Tony Blair has pledged to do all he can to save a Briton condemned to death in Pakistan for a crime of which he almost certainly innocent.

Almost simultaneously, the Pakistani authorities announced that Mirza Tahir Hussain's execution has been rescheduled for 1 November, leaving just two weeks to save him.

Replying to a question in the House of Commons, Mr Blair warned that it would be "very serious" if Mr Hussain is executed. "We have raised this constantly with the Pakistani authorities," he said. "I raised it personally with President [Pervez] Musharraf when he was here a couple of weeks ago. I hope even at this stage there is an intervention to ensure this does not take place. I think it would be very serious if it does."

The execution date for the 36-year-old from Leeds coincides with a planned visit to Pakistan by the Prince of Wales, his first to the country, during which he is scheduled to meet General Musharraf, and there have been calls for the trip to be cancelled.
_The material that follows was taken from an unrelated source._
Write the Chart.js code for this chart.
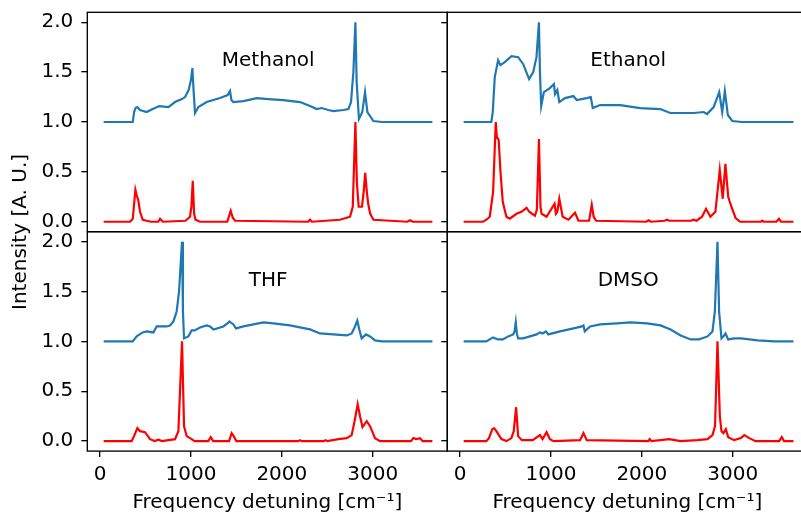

This is the first time that Mr Blair has commented so directly on Mr Hussain's case in public, and his intervention, even at so late a stage, will raise hopes he can still be saved.

Mr Hussain was convicted of murdering a Pakistani taxi driver in 1988, even though a judge at the final hearing ruled he had been framed by Pakistani police. Officers "fabricated evidence in a shameless manner" against him, said Mr Justice Abdul Wahis Siddiqui. The prosecution "introduced false witnesses", including one who "told a blatant lie" on the stand.

The secular courts found Mr Hussain not guilty, under a legal system similar to that used in England, only for him to be taken before an Islamic sharia court and condemned to death.

Greg Mulholland, the Liberal Democrat MP for Leeds North West, said it would be "monstrous" for Mr Hussain to be hanged and he urged the Prince of Wales to cancel his trip unless the execution was called off.

Senior Pakistani officials who chose to remain anonymous said the execution would go ahead in spite of any representations from Britain, because General Musharraf does not want to be seen bowing to British pressure. They did not comment on the probability of a miscarriage of justice.

Mr Blair said: "There is a limit to what the President can do but I hope he can use the powers he has." Article 45 of the Pakistan constitution gives the President the power to overrule courts.